Problem details>
Print exactly the lines from the first one down to the line that contains "(al) at ($(dem.south)!0.5!(act.north)$)", both included, and skip the pictures.

##### Recorded information #####

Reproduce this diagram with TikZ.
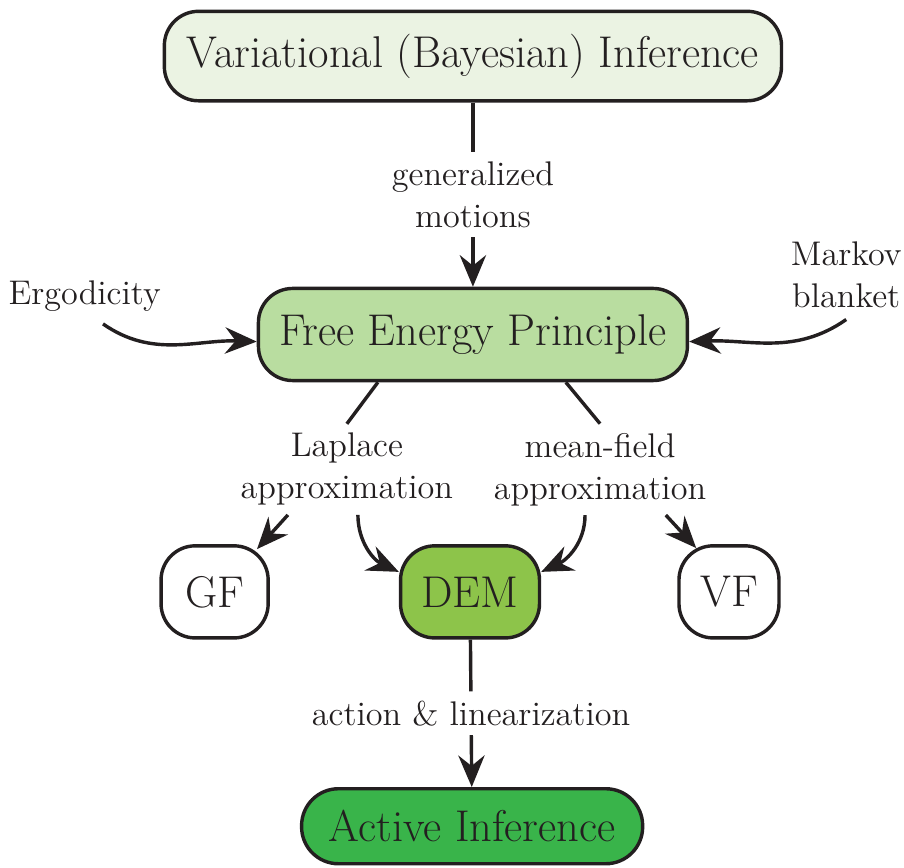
\documentclass[tikz,border=0pt]{standalone}
\usepackage{tikz}
\usetikzlibrary{positioning,arrows.meta,calc}
\definecolor{ink}{RGB}{35,31,32}
\definecolor{vbifill}{RGB}{235,243,227}
\definecolor{fepfill}{RGB}{185,221,160}
\definecolor{demfill}{RGB}{141,196,74}
\definecolor{actfill}{RGB}{57,180,74}

\begin{document}
\begin{tikzpicture}[
    box/.style={draw=ink, rounded corners=13pt, line width=1.3pt, minimum height=35pt,
                inner xsep=6pt, inner ysep=3pt, font=\fontsize{16.9}{20}\selectfont, text=ink, fill=#1},
    box/.default=white,
    arrow/.style={-{Stealth[length=12pt, width=10pt, inset=4pt]}, line width=1.3pt, draw=ink},
    link/.style={line width=1.3pt, draw=ink},
    note/.style={font=\fontsize{13}{16}\selectfont, text=ink, align=center},
  ]
  \useasboundingbox (-179.7pt,21.3pt) rectangle (163.8pt,-308.2pt);

  % Boxes
  \node[box=vbifill, minimum width=234.5pt, minimum height=34pt] (vbi) at (0,0) {Variational (Bayesian) Inference};
  \node[box=fepfill, minimum width=163pt, below=70pt of vbi] (fep) {Free Energy Principle};
  \node[box=demfill, minimum width=52.8pt, below=61.5pt of fep, xshift=-1.1pt] (dem) {DEM};
  \node[box, minimum width=40.7pt, left=49pt of dem] (gf) {GF};
  \node[box, minimum width=38pt, right=51.7pt of dem] (vf) {VF};
  \node[box=actfill, minimum width=129.6pt, minimum height=28.5pt, rounded corners=14pt,
        below=56pt of dem, xshift=0.8pt] (act) {Active Inference};

  % Labels
  \node[note] (gm) at ($(vbi.south)!0.5!(fep.north)$) {generalized\\motions};
  \node[note] (ergo) at ($(fep.west)+(-65.4pt,14.4pt)$) {Ergodicity};
  \node[note] (mb) at ($(fep.east)+(59.7pt,22.8pt)$) {Markov\\blanket};
  \node[note] (lap) at ($(fep.south)+(-47.9pt,-33.1pt)$) {Laplace\\approximation};
  \node[note] (mf) at ($(fep.south)+(48.3pt,-33.1pt)$) {mean-field\\approximation};
  \node[note] (al) at ($(dem.south)!0.5!(act.north)$) {action \& linearization};

  % Connectors
  \draw[link] (vbi) -- (gm);
  \draw[arrow] (gm) -- (fep);
  \draw[arrow] ([xshift=7pt,yshift=-1pt]ergo.south) to[out=-35, in=178] ([yshift=-2.7pt]fep.west);
  \draw[arrow] ([yshift=-1pt]mb.south) to[out=-145, in=2] ([yshift=-2.7pt]fep.east);
  \draw[link] ([xshift=-36.1pt]fep.south) -- (lap.north);
  \draw[link] ([xshift=35.3pt]fep.south) -- (mf.north);
  \draw[arrow] ([xshift=-22.4pt]lap.south) -- ([shift={(-4.9pt,-1.9pt)}]gf.north east);
  \draw[arrow] ([xshift=4.2pt]lap.south) to[out=-90, in=155] ([yshift=7.6pt]dem.west);
  \draw[arrow] ([xshift=-5.7pt]mf.south) to[out=-90, in=25] ([yshift=7.6pt]dem.east);
  \draw[arrow] ([xshift=25pt]mf.south) -- ([shift={(7.2pt,-1.5pt)}]vf.north west);
  \draw[link] (dem) -- (al);
  \draw[arrow] (al) -- (act);

\end{tikzpicture}
\end{document}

#####

Answer to this problem>
Reproduce this diagram with TikZ.
\documentclass[tikz,border=0pt]{standalone}
\usepackage{tikz}
\usetikzlibrary{positioning,arrows.meta,calc}
\definecolor{ink}{RGB}{35,31,32}
\definecolor{vbifill}{RGB}{235,243,227}
\definecolor{fepfill}{RGB}{185,221,160}
\definecolor{demfill}{RGB}{141,196,74}
\definecolor{actfill}{RGB}{57,180,74}

\begin{document}
\begin{tikzpicture}[
    box/.style={draw=ink, rounded corners=13pt, line width=1.3pt, minimum height=35pt,
                inner xsep=6pt, inner ysep=3pt, font=\fontsize{16.9}{20}\selectfont, text=ink, fill=#1},
    box/.default=white,
    arrow/.style={-{Stealth[length=12pt, width=10pt, inset=4pt]}, line width=1.3pt, draw=ink},
    link/.style={line width=1.3pt, draw=ink},
    note/.style={font=\fontsize{13}{16}\selectfont, text=ink, align=center},
  ]
  \useasboundingbox (-179.7pt,21.3pt) rectangle (163.8pt,-308.2pt);

  % Boxes
  \node[box=vbifill, minimum width=234.5pt, minimum height=34pt] (vbi) at (0,0) {Variational (Bayesian) Inference};
  \node[box=fepfill, minimum width=163pt, below=70pt of vbi] (fep) {Free Energy Principle};
  \node[box=demfill, minimum width=52.8pt, below=61.5pt of fep, xshift=-1.1pt] (dem) {DEM};
  \node[box, minimum width=40.7pt, left=49pt of dem] (gf) {GF};
  \node[box, minimum width=38pt, right=51.7pt of dem] (vf) {VF};
  \node[box=actfill, minimum width=129.6pt, minimum height=28.5pt, rounded corners=14pt,
        below=56pt of dem, xshift=0.8pt] (act) {Active Inference};

  % Labels
  \node[note] (gm) at ($(vbi.south)!0.5!(fep.north)$) {generalized\\motions};
  \node[note] (ergo) at ($(fep.west)+(-65.4pt,14.4pt)$) {Ergodicity};
  \node[note] (mb) at ($(fep.east)+(59.7pt,22.8pt)$) {Markov\\blanket};
  \node[note] (lap) at ($(fep.south)+(-47.9pt,-33.1pt)$) {Laplace\\approximation};
  \node[note] (mf) at ($(fep.south)+(48.3pt,-33.1pt)$) {mean-field\\approximation};
  \node[note] (al) at ($(dem.south)!0.5!(act.north)$) {action \& linearization};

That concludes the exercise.